SHORT TASK: Repeat exactly, please, the lines that begin at the start of the listing and end at the line holding "3533, 4711, 4943];".

** Begin **

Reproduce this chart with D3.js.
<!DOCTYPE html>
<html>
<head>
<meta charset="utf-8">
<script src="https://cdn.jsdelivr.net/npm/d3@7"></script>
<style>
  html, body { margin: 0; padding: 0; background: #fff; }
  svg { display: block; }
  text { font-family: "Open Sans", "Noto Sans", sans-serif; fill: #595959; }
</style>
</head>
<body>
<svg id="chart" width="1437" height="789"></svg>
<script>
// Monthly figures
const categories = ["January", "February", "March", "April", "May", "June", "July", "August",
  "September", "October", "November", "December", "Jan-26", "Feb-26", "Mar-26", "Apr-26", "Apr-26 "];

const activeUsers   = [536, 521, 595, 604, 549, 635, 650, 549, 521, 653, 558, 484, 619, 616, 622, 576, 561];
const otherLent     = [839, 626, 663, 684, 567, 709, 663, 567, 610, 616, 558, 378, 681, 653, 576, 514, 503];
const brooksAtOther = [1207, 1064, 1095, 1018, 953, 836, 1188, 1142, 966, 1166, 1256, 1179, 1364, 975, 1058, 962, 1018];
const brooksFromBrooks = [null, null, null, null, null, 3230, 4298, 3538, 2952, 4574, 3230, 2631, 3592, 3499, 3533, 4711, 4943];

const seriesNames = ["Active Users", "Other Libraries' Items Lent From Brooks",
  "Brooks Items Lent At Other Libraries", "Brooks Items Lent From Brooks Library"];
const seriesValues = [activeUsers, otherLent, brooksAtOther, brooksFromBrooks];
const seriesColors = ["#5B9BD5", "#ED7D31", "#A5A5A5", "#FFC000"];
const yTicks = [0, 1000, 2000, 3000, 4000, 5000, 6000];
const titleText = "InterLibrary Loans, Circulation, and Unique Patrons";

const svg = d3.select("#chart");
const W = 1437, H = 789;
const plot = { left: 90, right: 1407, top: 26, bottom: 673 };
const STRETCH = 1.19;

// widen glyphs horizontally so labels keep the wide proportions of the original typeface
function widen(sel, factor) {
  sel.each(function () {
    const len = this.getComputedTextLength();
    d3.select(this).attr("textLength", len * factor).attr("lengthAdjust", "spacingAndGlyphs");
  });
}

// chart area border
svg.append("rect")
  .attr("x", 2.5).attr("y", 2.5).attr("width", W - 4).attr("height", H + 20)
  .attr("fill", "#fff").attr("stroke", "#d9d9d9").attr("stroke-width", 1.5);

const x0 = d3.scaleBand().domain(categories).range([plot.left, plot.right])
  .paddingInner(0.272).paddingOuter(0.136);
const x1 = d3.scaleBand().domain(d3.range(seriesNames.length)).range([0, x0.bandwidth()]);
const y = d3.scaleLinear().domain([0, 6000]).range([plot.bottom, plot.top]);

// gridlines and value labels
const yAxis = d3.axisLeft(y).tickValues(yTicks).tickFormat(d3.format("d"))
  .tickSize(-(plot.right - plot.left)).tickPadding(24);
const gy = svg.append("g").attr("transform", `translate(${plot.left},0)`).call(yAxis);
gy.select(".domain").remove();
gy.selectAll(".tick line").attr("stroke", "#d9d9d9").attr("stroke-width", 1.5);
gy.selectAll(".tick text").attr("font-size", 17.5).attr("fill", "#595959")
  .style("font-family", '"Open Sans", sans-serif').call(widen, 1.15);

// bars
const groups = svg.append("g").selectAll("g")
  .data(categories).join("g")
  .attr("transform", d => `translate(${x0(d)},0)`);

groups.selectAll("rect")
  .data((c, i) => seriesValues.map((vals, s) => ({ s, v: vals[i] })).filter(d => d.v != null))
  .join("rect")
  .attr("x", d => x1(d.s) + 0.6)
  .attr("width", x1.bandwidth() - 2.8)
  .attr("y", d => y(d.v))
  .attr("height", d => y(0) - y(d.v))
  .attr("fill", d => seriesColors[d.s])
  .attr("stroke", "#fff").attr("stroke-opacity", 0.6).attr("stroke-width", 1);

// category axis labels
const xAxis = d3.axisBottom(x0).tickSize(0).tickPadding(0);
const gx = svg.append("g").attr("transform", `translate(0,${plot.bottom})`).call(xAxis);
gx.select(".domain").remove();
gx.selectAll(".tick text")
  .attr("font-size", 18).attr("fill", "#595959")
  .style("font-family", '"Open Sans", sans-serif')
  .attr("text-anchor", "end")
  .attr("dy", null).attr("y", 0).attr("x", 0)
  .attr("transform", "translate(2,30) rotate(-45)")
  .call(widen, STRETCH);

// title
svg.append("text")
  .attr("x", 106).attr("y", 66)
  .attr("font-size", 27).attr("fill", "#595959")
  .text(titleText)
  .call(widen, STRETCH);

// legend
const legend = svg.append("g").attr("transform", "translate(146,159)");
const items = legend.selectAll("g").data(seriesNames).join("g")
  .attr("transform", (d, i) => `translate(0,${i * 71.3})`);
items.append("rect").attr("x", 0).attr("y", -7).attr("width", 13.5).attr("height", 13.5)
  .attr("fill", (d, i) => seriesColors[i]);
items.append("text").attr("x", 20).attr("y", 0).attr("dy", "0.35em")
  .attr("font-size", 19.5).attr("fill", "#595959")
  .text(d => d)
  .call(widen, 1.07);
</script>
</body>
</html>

** End **

EXERCISE ANSWER:
Reproduce this chart with D3.js.
<!DOCTYPE html>
<html>
<head>
<meta charset="utf-8">
<script src="https://cdn.jsdelivr.net/npm/d3@7"></script>
<style>
  html, body { margin: 0; padding: 0; background: #fff; }
  svg { display: block; }
  text { font-family: "Open Sans", "Noto Sans", sans-serif; fill: #595959; }
</style>
</head>
<body>
<svg id="chart" width="1437" height="789"></svg>
<script>
// Monthly figures
const categories = ["January", "February", "March", "April", "May", "June", "July", "August",
  "September", "October", "November", "December", "Jan-26", "Feb-26", "Mar-26", "Apr-26", "Apr-26 "];

const activeUsers   = [536, 521, 595, 604, 549, 635, 650, 549, 521, 653, 558, 484, 619, 616, 622, 576, 561];
const otherLent     = [839, 626, 663, 684, 567, 709, 663, 567, 610, 616, 558, 378, 681, 653, 576, 514, 503];
const brooksAtOther = [1207, 1064, 1095, 1018, 953, 836, 1188, 1142, 966, 1166, 1256, 1179, 1364, 975, 1058, 962, 1018];
const brooksFromBrooks = [null, null, null, null, null, 3230, 4298, 3538, 2952, 4574, 3230, 2631, 3592, 3499, 3533, 4711, 4943];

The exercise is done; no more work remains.